*Task to complete*: Copy each line that has the string "this" somewhere in it.

*Records to process*:
*-*-*
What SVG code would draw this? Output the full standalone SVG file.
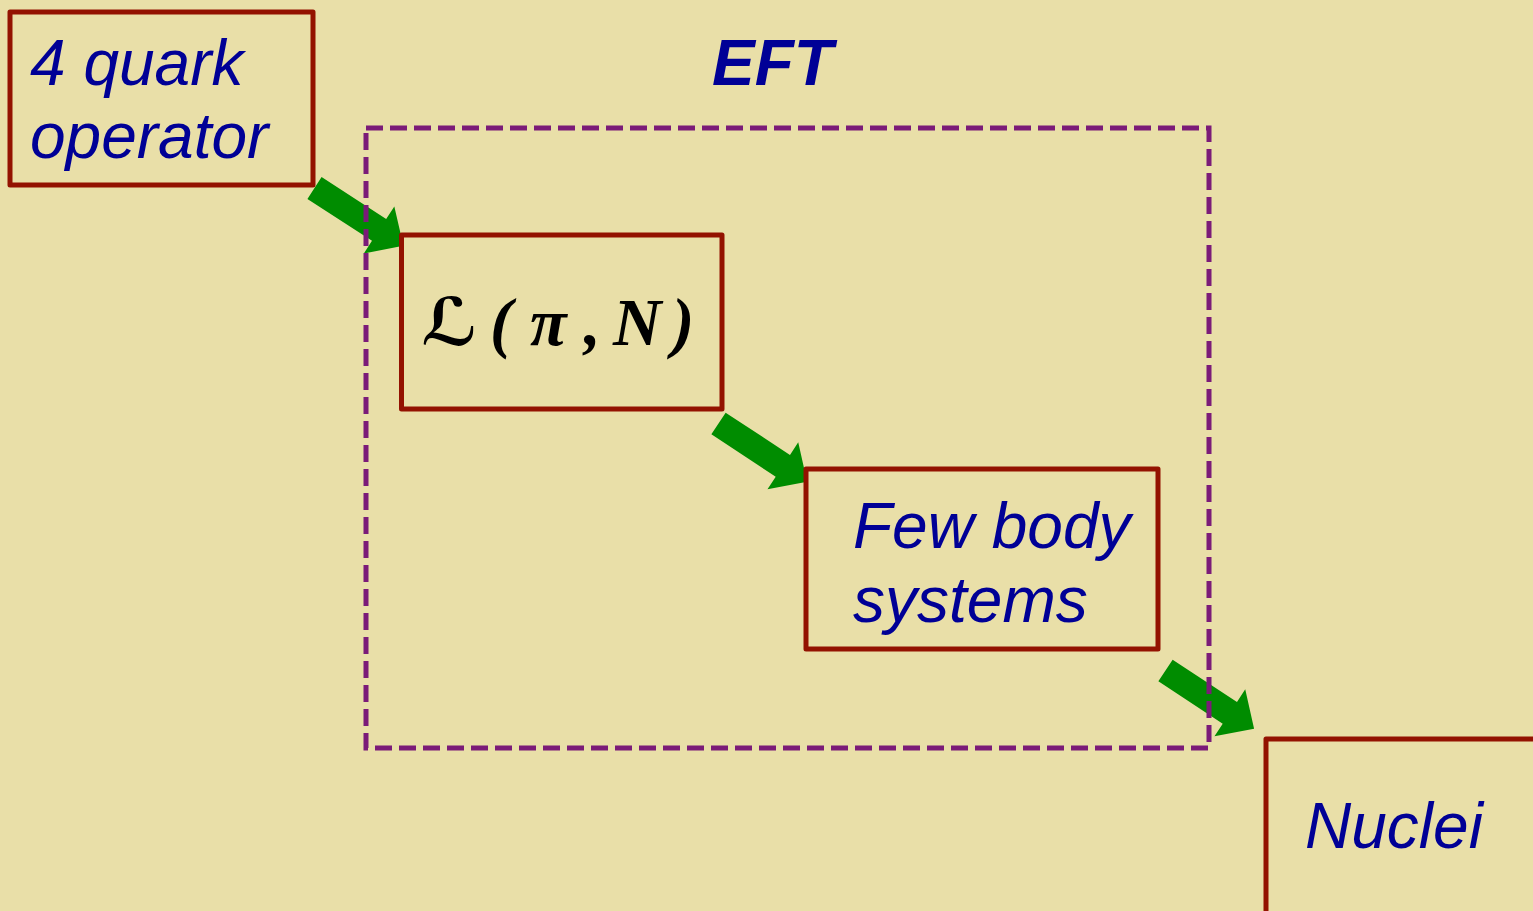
<svg xmlns="http://www.w3.org/2000/svg" width="1533" height="911" viewBox="0 0 1533 911">
<style>
.box{fill:none;stroke:#931200;stroke-width:5;stroke-linejoin:round}
.lbl{font-family:"Liberation Sans",Arial,sans-serif;font-style:italic;font-size:64px;fill:#000096}
.math{font-family:"Liberation Serif","Times New Roman",serif;font-style:italic;font-weight:bold;font-size:67px;fill:#000}
.arr{fill:#008C00}
.eft{fill:none;stroke:#7B1B78;stroke-width:5;stroke-dasharray:17 7}
</style>
<defs>
<path id="arrow" d="M0,-13 L77,-13 L77,-28 L106,0 L77,28 L77,13 L0,13 Z"/>
</defs>
<rect width="1533" height="911" fill="#E9DFA8"/>
<g id="connectors">
<use href="#arrow" class="arr" transform="translate(314.5,188) rotate(33)"/>
<use href="#arrow" class="arr" transform="translate(718.5,423.5) rotate(33.3)"/>
<use href="#arrow" class="arr" transform="translate(1165.5,670.5) rotate(33.3)"/>
</g>
<g id="eft">
<rect class="eft" x="366" y="128" width="843" height="620"/>
<text x="712" y="85" style="font-family:'Liberation Sans',Arial,sans-serif;font-style:italic;font-weight:bold;font-size:64px;fill:#000096">EFT</text>
</g>
<g id="quark">
<rect class="box" x="10" y="12" width="303" height="173"/>
<text class="lbl" x="30" y="85">4 quark</text>
<text class="lbl" x="30" y="158">operator</text>
</g>
<g id="lagrangian">
<rect class="box" x="401.5" y="235" width="320.5" height="174"/>
<text class="math" y="345"><tspan x="421" style="font-family:'DejaVu Serif','DejaVu Sans',serif;font-weight:bold;font-style:italic;font-size:66px">ℒ</tspan><tspan x="490">(</tspan><tspan x="530">π</tspan><tspan x="584">,</tspan><tspan x="613">N</tspan><tspan x="672">)</tspan></text>
</g>
<g id="fewbody">
<rect class="box" x="806" y="469" width="352" height="180"/>
<text class="lbl" x="853" y="548">Few body</text>
<text class="lbl" x="853" y="622">systems</text>
</g>
<g id="nuclei">
<rect class="box" x="1266" y="739" width="300" height="200"/>
<text class="lbl" x="1305" y="848">Nuclei</text>
</g>
</svg>
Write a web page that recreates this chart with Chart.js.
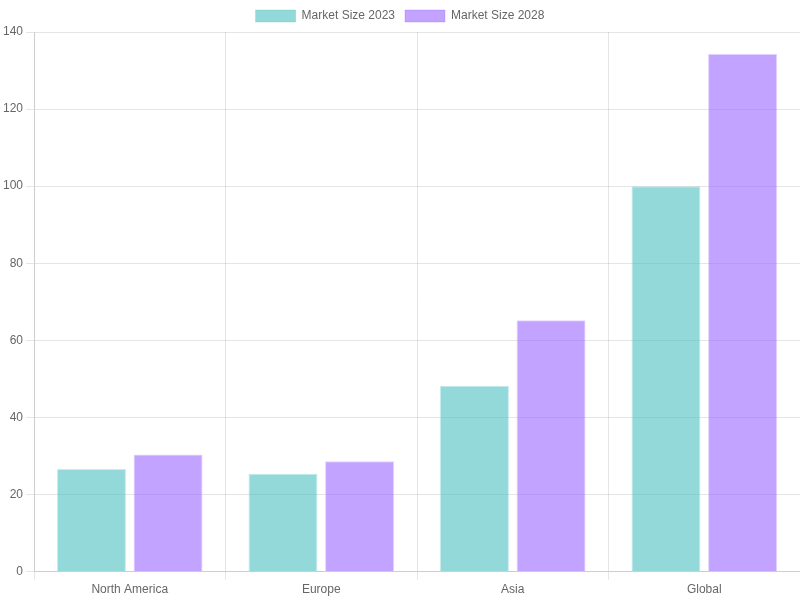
*-*-*
*Result of the task*:
What SVG code would draw this? Output the full standalone SVG file.
Write a web page that recreates this chart with Chart.js.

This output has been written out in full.